The couple spent seven years traveling the globe prior to Rowan's birth. During that time, Neff got her Ph.D. and then began to work as a professor of psychology. The fact that she understands some basics of informal logic helps keep the movie from bogging down in quackery, and provides a nice balance to Isaacson, who's more eager to believe that shamanic healing can help their son. Ultimately, the film makes no clear statement on whether the shamans did help, though it does claim that Rowan improved after meeting them. But Neff's refusal to conflate correlation with causation, and her openness to the possibility that the shamans were the cause of her son's improvement, makes for exactly the kind of agnosticism that a film of this sort needs.

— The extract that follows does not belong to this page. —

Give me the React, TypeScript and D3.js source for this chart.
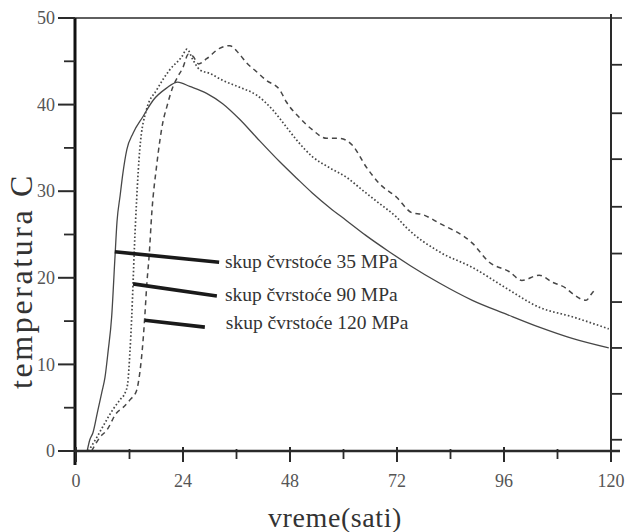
import * as d3 from "d3";

// hours / °C
const seriesNames = ["skup čvrstoće 35 MPa", "skup čvrstoće 90 MPa", "skup čvrstoće 120 MPa"];

const hours35 = [2.5, 3.1, 3.8, 4.9, 5.8, 6.5, 7.2, 8, 8.7, 9.2, 9.9, 10.5, 11.4, 12.8, 15, 17.3, 20.3, 22.8, 25.5, 29.3, 32.9, 36.7, 40.5, 45.7, 49.5, 53, 56.9, 60.7, 65, 70, 75, 81.5, 88.9, 96.5, 103.9, 111.3, 119.5];
const temp35 = [0, 1.3, 2.1, 4.7, 6.8, 8.5, 11.5, 15.5, 22, 26.5, 29.5, 32, 34.8, 36.7, 38.6, 40.5, 41.9, 42.6, 42.1, 41.3, 40.1, 38.3, 36.2, 33.4, 31.5, 29.8, 28.1, 26.6, 24.9, 23.1, 21.4, 19.4, 17.4, 15.8, 14.3, 13, 11.9];

const hours90 = [2.8, 4.7, 6, 8.3, 10, 11, 11.6, 12.1, 12.5, 12.8, 13.1, 13.6, 14.3, 15.8, 18.1, 21, 23.7, 24.9, 26.2, 27.8, 30, 32.9, 36.7, 40.5, 44.1, 47.2, 49.5, 53, 56.9, 60.7, 64.3, 68, 71.9, 74.1, 81.5, 88.9, 96.5, 103.9, 111.3, 119.5];
const temp90 = [0, 1.6, 2.8, 4.8, 6, 6.7, 7.8, 11.5, 15.5, 19.4, 23.5, 29, 34.8, 39.4, 41.7, 44, 45.5, 46.4, 45.2, 44, 43.6, 42.8, 42, 41.1, 39.4, 37.4, 35.9, 34, 32.7, 31.6, 30.1, 28.6, 27, 25.8, 23, 21.2, 18.8, 16.6, 15.5, 14.1];

const hours120 = [3.5, 5.4, 6.9, 9.1, 10.5, 12.1, 13.6, 14.3, 15, 15.4, 15.9, 16.4, 17, 18.1, 19.5, 20.4, 21.7, 22.6, 24, 25.2, 26.2, 27.5, 29.3, 32.2, 34.5, 36.7, 38.3, 40.5, 42.7, 45.7, 47.2, 50.1, 53, 56.2, 59.1, 62, 65.1, 68, 71.9, 75.4, 77.7, 81.5, 88.9, 92.7, 97.2, 100, 103.9, 106.8, 109.9, 111.3, 114.4, 115.7, 116.6];
const temp120 = [0, 1.6, 2.4, 4.4, 5, 5.9, 7, 9, 12.5, 15.3, 19.4, 22.5, 27.5, 33, 38, 39.8, 42, 43, 44.3, 45.8, 45.6, 44.7, 45.3, 46.5, 46.8, 45.8, 44.8, 43.8, 42.8, 41.7, 40.3, 38.5, 37.1, 36.1, 36.1, 35.3, 32.8, 30.9, 29.3, 27.5, 27.3, 26.3, 24, 21.8, 20.7, 19.7, 20.3, 19.5, 18.8, 18.2, 17.4, 18.2, 18.7];

const xTicks = [0, 24, 48, 72, 96, 120];
const xMinorTicks = [12, 36, 60, 84, 108];
const yTicks = [0, 10, 20, 30, 40, 50];
const yMinorTicks = [5, 15, 25, 35, 45];
const rightTicks = [1.3, 6.6, 11.9, 17.2, 22.8, 28.2, 33.7, 39.0, 44.6];

// where each leader line touches its curve (hours, °C)
const leaderHours = [8.7, 12.8, 15.4];
const leaderTemps = [23, 19.3, 15.1];

const W = 628;
const H = 532;
const ink = "#2a2a2a";
const curveInk = "#474747";
const serif = "'Liberation Serif', 'Times New Roman', serif";

export default function App() {
  const x = d3.scaleLinear().domain([0, 120]).range([76, 611]);
  const y = d3.scaleLinear().domain([0, 50]).range([451, 18]);

  const line = d3
    .line<[number, number]>()
    .x((d) => x(d[0]))
    .y((d) => y(d[1]))
    .curve(d3.curveMonotoneX);

  const series = [
    { pts: d3.zip(hours35, temp35) as [number, number][], dash: undefined, width: 1.3 },
    { pts: d3.zip(hours90, temp90) as [number, number][], dash: "1.6,2.2", width: 1.7 },
    { pts: d3.zip(hours120, temp120) as [number, number][], dash: "5,4", width: 1.5 }
  ];

  const left = x(0) - 1;
  const right = x(120);
  const top = y(50);
  const bottom = y(0);

  // leader end points / label offsets, in data units so they follow the scales
  const leaderEnd = [
    [32.1, 21.8],
    [31.6, 17.9],
    [28.9, 14.3]
  ];
  const labelPos = [
    [33.4, 21.1],
    [33.4, 17.3],
    [33.6, 14.1]
  ];

  return (
    <svg
      width={W}
      height={H}
      style={{ position: "absolute", left: 0, top: 0, background: "#fff" }}
    >
      {series.map((s, i) => (
        <path
          key={i}
          d={line(s.pts) ?? ""}
          fill="none"
          stroke={curveInk}
          strokeWidth={s.width}
          strokeDasharray={s.dash}
        />
      ))}

      {/* frame */}
      <line x1={58} x2={622} y1={top} y2={top} stroke={ink} strokeWidth={1.5} />
      <line x1={left} x2={left} y1={top} y2={bottom + 14} stroke="#111" strokeWidth={3} />
      <line x1={left} x2={620} y1={bottom} y2={bottom} stroke={ink} strokeWidth={2.5} />
      <line x1={right} x2={right} y1={top - 4} y2={bottom + 8} stroke={ink} strokeWidth={2} />

      {yTicks.map((t) => (
        <g key={`y${t}`}>
          <line x1={58} x2={left} y1={y(t)} y2={y(t)} stroke={ink} strokeWidth={2} />
          <text
            x={55}
            y={y(t)}
            dy="0.34em"
            textAnchor="end"
            fontFamily={serif}
            fontSize={18}
            fill="#555"
          >
            {t}
          </text>
        </g>
      ))}
      {yMinorTicks.map((t) => (
        <line key={`ym${t}`} x1={64} x2={left} y1={y(t)} y2={y(t)} stroke={ink} strokeWidth={1.8} />
      ))}

      {xTicks.map((t) => (
        <g key={`x${t}`}>
          <line x1={x(t)} x2={x(t)} y1={bottom - 4} y2={bottom + 11} stroke={ink} strokeWidth={2} />
          <text
            x={x(t)}
            y={487}
            textAnchor="middle"
            fontFamily={serif}
            fontSize={18}
            fill="#555"
          >
            {t}
          </text>
        </g>
      ))}
      {xMinorTicks.map((t) => (
        <line key={`xm${t}`} x1={x(t)} x2={x(t)} y1={bottom - 2} y2={bottom + 8} stroke={ink} strokeWidth={1.8} />
      ))}

      {rightTicks.map((t) => (
        <line key={`r${t}`} x1={right} x2={right + 11} y1={y(t)} y2={y(t)} stroke={ink} strokeWidth={1.8} />
      ))}

      {/* leader lines + series labels */}
      {seriesNames.map((name, i) => (
        <g key={name}>
          <line
            x1={x(leaderHours[i])}
            y1={y(leaderTemps[i])}
            x2={x(leaderEnd[i][0])}
            y2={y(leaderEnd[i][1])}
            stroke="#1a1a1a"
            strokeWidth={3.6}
          />
          <text
            x={x(labelPos[i][0])}
            y={y(labelPos[i][1])}
            fontFamily={serif}
            fontSize={19.5}
            fill="#333"
          >
            {name}
          </text>
        </g>
      ))}

      <text
        x={335}
        y={527}
        textAnchor="middle"
        fontFamily={serif}
        fontSize={28}
        letterSpacing={0.6}
        fill="#333"
      >
        vreme(sati)
      </text>
      <text
        transform="translate(32, 281) rotate(-90)"
        textAnchor="middle"
        fontFamily={serif}
        fontSize={32}
        letterSpacing={2.6}
        fill="#333"
      >
        temperatura C
      </text>
    </svg>
  );
}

While Horse Boy's intelligence is a plus, what makes it engaging is the way it illustrates, without pity, the difficulty that Neff and Isaacson face in raising Rowan. He has tantrums that last for hours; he can't relate to other children; and he refuses to use a toilet, so they must clean his feces-filled trousers every day. In one of the best scenes, while the family is riding on the Mongolian plains, Rowan has an explosive-underpants event and then falls into one of his many screaming fits. Isaacson and Neff are wrestling with Rowan to try to get him cleaned up, and Isaacson, clearly frustrated, shouts at filmmaker Michel Scott, "Turn off the camera, and come give us a hand!" While I've seen other movies break the fourth wall like that, Horse Boy is the only movie I've ever seen that breaks the fourth wall and then asks the fourth wall to come clean up some poop.

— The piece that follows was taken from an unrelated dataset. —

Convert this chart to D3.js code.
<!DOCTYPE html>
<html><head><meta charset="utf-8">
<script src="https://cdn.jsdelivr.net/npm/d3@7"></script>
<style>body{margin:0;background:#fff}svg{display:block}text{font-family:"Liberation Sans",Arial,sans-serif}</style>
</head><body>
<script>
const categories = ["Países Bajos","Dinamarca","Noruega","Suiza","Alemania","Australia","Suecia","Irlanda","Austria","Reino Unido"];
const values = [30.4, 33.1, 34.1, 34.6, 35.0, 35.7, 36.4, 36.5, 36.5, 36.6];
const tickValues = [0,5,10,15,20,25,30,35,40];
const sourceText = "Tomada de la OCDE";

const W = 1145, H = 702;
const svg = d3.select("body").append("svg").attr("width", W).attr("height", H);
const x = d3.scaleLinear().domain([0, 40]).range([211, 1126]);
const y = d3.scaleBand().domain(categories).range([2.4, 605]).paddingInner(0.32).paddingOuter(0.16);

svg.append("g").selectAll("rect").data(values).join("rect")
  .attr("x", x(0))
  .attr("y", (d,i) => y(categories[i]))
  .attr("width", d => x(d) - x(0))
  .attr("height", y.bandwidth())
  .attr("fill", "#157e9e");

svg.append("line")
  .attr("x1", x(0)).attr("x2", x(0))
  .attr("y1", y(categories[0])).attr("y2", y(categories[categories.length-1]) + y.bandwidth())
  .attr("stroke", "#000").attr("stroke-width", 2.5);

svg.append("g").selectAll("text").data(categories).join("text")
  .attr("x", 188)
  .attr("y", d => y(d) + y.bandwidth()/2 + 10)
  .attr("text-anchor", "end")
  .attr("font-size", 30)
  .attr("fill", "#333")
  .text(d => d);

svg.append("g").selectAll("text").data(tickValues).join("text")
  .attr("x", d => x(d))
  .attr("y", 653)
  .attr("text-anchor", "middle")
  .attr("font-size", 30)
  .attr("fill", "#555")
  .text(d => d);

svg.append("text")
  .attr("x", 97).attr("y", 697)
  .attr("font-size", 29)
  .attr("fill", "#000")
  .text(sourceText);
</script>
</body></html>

It's also surprising that this is Scott's first film. It's constructed so that it forms a neat narrative arc, but it does so without being simply linear; the story jumps back and forth from Mongolia to Rowan's life in Texas, using the American scenes to illustrate Rowan's character. It's also beautifully shot, but here, Scott is helped by a Mongolian landscape that's as desolate and photogenic as a coke-addicted fashion model.

The visuals help overcome one of the difficulties of the film—the fact that Rowan is nearly impossible to relate to. While he seems to have a St. Francis-like ability to communicate with animals (there are scenes of him playing with goats and rabbits and horses, touching their mouths and getting close to them in a way that would normally earn a 5-year-old a serious bite or scratch), he often has no capacity to connect to people. But as the film progresses, Rowan starts to find his way to others. In one of the weirdest and most touching scenes, Rowan is introduced to the great shaman of the reindeer people. Afterward, as his parents carry him off to their tent, Rowan starts to have one of his fits, but instead of wanting to be left alone, this time he shouts, "I want shaman! I want shaman!" Which is not the sort of thing most 5-year-olds shout when they object to being put to bed.

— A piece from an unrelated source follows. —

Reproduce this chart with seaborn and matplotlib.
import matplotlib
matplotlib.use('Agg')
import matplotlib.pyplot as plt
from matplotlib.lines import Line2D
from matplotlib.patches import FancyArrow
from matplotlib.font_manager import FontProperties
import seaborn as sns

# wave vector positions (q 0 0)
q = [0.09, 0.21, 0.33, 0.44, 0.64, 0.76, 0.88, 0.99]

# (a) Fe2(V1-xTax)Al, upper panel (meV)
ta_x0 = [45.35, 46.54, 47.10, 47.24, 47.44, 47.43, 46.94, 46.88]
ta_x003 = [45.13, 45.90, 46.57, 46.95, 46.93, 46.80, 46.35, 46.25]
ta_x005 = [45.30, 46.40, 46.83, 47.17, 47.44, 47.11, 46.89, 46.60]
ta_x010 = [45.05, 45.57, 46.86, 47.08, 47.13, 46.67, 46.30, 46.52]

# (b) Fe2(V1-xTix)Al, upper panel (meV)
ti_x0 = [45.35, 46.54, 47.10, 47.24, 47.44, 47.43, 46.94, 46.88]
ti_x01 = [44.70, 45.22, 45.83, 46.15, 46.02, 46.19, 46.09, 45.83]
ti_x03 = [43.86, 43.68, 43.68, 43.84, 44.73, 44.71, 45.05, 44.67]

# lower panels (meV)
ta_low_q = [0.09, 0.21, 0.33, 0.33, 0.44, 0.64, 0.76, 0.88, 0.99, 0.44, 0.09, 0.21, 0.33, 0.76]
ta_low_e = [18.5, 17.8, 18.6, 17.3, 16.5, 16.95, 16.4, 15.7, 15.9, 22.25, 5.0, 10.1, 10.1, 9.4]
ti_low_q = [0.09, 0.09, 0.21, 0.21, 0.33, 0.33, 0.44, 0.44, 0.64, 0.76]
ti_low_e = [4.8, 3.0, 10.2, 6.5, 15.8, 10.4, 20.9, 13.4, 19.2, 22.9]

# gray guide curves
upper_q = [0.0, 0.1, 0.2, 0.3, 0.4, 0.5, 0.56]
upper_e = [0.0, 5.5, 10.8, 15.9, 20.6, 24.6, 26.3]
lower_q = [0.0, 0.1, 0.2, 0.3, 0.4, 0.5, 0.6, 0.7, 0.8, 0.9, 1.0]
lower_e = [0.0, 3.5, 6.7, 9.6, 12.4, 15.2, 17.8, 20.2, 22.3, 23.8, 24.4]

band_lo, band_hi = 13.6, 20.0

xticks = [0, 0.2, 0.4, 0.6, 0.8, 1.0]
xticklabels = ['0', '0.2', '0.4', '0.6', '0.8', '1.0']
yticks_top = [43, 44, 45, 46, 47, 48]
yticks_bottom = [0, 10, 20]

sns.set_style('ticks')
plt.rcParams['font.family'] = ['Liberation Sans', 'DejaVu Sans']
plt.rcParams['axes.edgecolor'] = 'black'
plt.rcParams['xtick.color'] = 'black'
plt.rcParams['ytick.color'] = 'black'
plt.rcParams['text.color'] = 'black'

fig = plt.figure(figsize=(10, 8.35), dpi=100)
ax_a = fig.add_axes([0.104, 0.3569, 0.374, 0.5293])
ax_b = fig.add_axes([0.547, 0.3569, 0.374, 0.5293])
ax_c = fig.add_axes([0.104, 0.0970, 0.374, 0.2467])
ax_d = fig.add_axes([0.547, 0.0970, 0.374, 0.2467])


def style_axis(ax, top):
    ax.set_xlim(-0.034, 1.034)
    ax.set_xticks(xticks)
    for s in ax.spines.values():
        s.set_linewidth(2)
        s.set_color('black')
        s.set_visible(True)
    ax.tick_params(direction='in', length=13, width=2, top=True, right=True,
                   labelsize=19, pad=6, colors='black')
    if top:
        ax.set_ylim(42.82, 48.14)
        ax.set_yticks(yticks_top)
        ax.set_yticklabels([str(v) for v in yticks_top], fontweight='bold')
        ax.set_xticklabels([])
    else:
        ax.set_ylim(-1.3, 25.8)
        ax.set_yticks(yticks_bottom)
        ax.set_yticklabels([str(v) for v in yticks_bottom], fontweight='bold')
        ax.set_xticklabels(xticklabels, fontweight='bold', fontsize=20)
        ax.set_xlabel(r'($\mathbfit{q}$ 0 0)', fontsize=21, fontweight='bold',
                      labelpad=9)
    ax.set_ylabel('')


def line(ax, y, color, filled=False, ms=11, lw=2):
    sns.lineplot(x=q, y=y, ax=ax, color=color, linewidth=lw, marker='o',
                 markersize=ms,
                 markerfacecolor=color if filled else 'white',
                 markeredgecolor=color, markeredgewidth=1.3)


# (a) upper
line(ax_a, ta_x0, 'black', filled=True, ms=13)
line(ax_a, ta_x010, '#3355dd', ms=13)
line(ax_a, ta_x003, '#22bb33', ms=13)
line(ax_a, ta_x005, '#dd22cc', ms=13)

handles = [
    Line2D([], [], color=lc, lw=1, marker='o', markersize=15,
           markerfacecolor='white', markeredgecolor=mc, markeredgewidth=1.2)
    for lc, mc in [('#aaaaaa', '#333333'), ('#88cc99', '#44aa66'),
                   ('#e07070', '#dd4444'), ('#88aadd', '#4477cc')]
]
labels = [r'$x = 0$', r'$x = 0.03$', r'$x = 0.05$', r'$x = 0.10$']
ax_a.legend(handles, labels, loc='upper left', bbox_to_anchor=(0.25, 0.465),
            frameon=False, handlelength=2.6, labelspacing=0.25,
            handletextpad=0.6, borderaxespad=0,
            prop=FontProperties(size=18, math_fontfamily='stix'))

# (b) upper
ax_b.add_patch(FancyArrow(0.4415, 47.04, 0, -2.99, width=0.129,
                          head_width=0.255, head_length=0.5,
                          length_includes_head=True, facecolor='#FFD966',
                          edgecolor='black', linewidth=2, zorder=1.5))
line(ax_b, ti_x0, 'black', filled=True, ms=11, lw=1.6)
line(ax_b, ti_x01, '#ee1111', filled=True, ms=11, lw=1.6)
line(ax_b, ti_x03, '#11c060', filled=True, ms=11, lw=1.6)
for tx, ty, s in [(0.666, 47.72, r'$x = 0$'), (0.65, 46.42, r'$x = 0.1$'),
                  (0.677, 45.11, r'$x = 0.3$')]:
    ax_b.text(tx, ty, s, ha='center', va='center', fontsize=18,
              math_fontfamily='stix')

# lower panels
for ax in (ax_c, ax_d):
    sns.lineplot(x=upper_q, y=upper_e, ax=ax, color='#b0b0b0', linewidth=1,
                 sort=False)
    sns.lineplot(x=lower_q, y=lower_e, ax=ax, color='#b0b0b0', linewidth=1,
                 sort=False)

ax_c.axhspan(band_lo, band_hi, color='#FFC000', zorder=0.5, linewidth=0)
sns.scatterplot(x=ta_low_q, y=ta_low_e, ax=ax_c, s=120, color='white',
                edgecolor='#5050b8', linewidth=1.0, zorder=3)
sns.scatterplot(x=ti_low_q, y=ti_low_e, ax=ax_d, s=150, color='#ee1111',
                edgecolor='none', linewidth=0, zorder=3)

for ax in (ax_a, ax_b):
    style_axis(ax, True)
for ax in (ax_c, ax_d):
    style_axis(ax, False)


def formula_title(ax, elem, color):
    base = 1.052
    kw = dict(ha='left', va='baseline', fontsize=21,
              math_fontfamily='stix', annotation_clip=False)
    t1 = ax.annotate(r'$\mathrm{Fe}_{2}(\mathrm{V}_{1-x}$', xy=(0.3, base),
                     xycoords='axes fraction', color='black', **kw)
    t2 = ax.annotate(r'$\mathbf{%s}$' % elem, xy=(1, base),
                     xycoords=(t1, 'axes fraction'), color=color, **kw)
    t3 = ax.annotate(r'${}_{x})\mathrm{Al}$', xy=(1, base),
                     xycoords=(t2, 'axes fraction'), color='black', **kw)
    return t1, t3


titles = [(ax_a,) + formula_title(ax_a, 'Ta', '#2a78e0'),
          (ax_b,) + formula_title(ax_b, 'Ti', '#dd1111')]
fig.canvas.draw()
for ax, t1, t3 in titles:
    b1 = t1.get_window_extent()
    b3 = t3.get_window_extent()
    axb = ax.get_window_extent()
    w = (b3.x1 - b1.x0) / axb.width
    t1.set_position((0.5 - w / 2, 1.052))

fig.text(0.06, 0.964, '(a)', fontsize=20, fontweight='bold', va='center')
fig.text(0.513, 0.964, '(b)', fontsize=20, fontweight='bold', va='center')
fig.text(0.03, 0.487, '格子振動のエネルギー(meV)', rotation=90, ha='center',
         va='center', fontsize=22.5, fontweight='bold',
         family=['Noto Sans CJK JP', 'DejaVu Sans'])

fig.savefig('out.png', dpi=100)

In the end, Horse Boy is never dull—and is far more intelligent than most films of its ilk—as it provides an open-minded look at a meeting of two cultures. The film lets the Mongolians come forth as thoughtful and humane, but still allows their differences from the Western family and film crew to stand out. The Horse Boy has exactly the attitude a documentary should have—documenting instead of editorializing—and it does so with a storyteller's skill and a photographer's eye for the odd, interesting and beautiful.

The Horse Boy is not showing in any theaters in the area.